Requirement → Return precisely the span of lines from the top of the material below to the line containing "(1291,4) -- (1291,619);", both included. Pictures are excluded.
______
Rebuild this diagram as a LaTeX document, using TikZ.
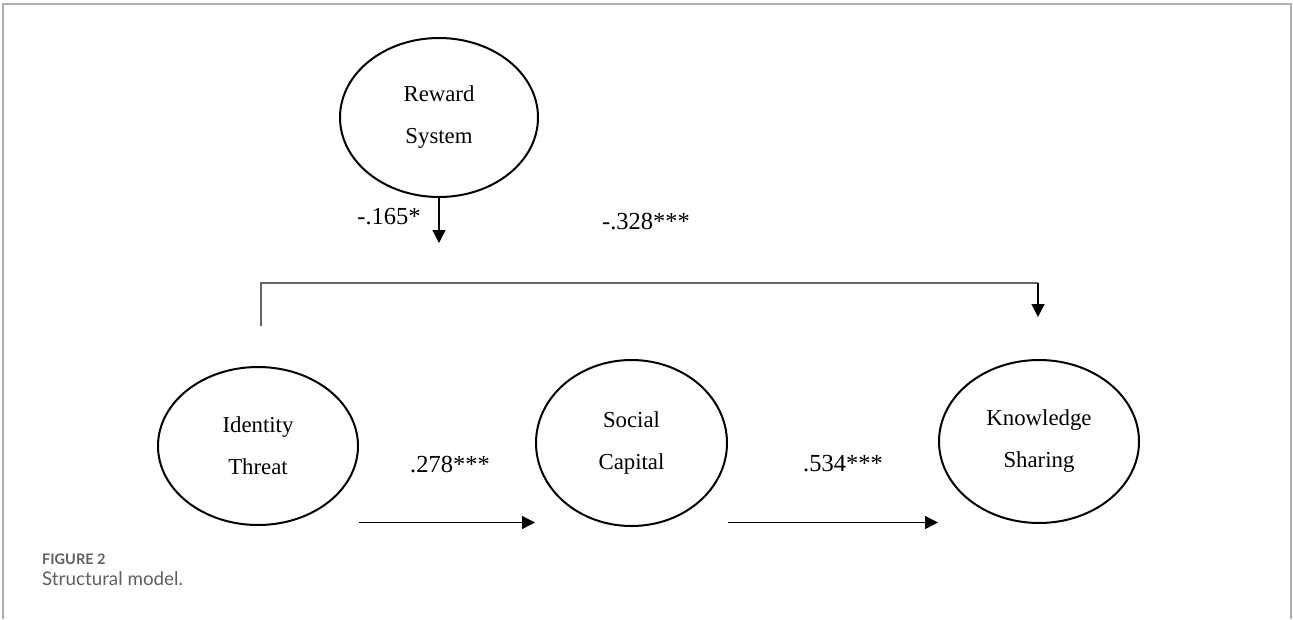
\documentclass[tikz,border=0pt]{standalone}
\usepackage{fontspec}
\setmainfont{Liberation Serif}
\newfontfamily\capfont{Lato}
\usetikzlibrary{arrows.meta,positioning,shapes.geometric}
\definecolor{frameGray}{RGB}{175,175,175}
\definecolor{capGray}{RGB}{95,95,95}
\definecolor{barGray}{RGB}{100,100,100}

\tikzset{
  construct/.style={draw=black, ellipse, line width=2pt, minimum width=200pt, minimum height=158pt, inner sep=0pt, align=center, font=\fontsize{22.8pt}{42pt}\selectfont},
  effect/.style={-{Triangle[length=13pt,width=13pt]}, line width=1.3pt},
  coef/.style={inner sep=0pt, font=\fontsize{24.5pt}{28pt}\selectfont}
}

\begin{document}
\begin{tikzpicture}[x=1pt, y=-1pt]
  \useasboundingbox (0,0) rectangle (1293,619);
  % page frame
  \draw[frameGray, line width=1.2pt] (3,619) -- (3,4) -- (1291,4) -- (1291,619);

  % constructs
  \node (reward) [construct, minimum width=198pt, minimum height=159pt] at (439,117.5) {Reward\\System};
  \node (identity) [construct] at (258,446) {Identity\\Threat};
  \node (social) [construct, minimum width=191pt, minimum height=166pt] at (631.5,443) {Social\\Capital};
  \node (knowledge) [construct, minimum height=163pt] at (1039,441.5) {Knowledge\\Sharing};

  % path coefficients
  \node (bRS) [coef] at (389,217) {-.165*};
  \node (bIK) [coef] at (646,222) {-.328***};
  \node (bIS) [coef] at (450,465) {.278***};
  \node (bSK) [coef] at (843,464) {.534***};

  % paths
  \coordinate [below=45pt of reward.south] (rewardTip);
  \draw[effect] (reward.south) -- (rewardTip);

  \coordinate (barStart) at (261,326);
  \coordinate (barCorner) at (261,283);
  \coordinate (barTip) at (1038,317);
  \draw[barGray, line width=1.3pt] (barStart) -- (barCorner) -- (barCorner -| barTip);
  \draw[effect] (barCorner -| barTip) -- (barTip);

  \coordinate (lowRow) at (0,522.5);
  \draw[effect] (identity.east |- lowRow) -- (social.west |- lowRow);
  \draw[effect] (social.east |- lowRow) -- (knowledge.west |- lowRow);

  % caption
  \node (figLabel) [anchor=base west, inner sep=0pt, text=capGray, font=\capfont\bfseries\fontsize{14.5pt}{16pt}\selectfont] at (42,564) {FIGURE 2};
  \node (figCaption) [anchor=base west, inner sep=0pt, text=capGray, font=\capfont\fontsize{18.8pt}{20pt}\selectfont] at (42,585) {Structural model.};
\end{tikzpicture}
\end{document}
______
Completed task →
Rebuild this diagram as a LaTeX document, using TikZ.
\documentclass[tikz,border=0pt]{standalone}
\usepackage{fontspec}
\setmainfont{Liberation Serif}
\newfontfamily\capfont{Lato}
\usetikzlibrary{arrows.meta,positioning,shapes.geometric}
\definecolor{frameGray}{RGB}{175,175,175}
\definecolor{capGray}{RGB}{95,95,95}
\definecolor{barGray}{RGB}{100,100,100}

\tikzset{
  construct/.style={draw=black, ellipse, line width=2pt, minimum width=200pt, minimum height=158pt, inner sep=0pt, align=center, font=\fontsize{22.8pt}{42pt}\selectfont},
  effect/.style={-{Triangle[length=13pt,width=13pt]}, line width=1.3pt},
  coef/.style={inner sep=0pt, font=\fontsize{24.5pt}{28pt}\selectfont}
}

\begin{document}
\begin{tikzpicture}[x=1pt, y=-1pt]
  \useasboundingbox (0,0) rectangle (1293,619);
  % page frame
  \draw[frameGray, line width=1.2pt] (3,619) -- (3,4) -- (1291,4) -- (1291,619);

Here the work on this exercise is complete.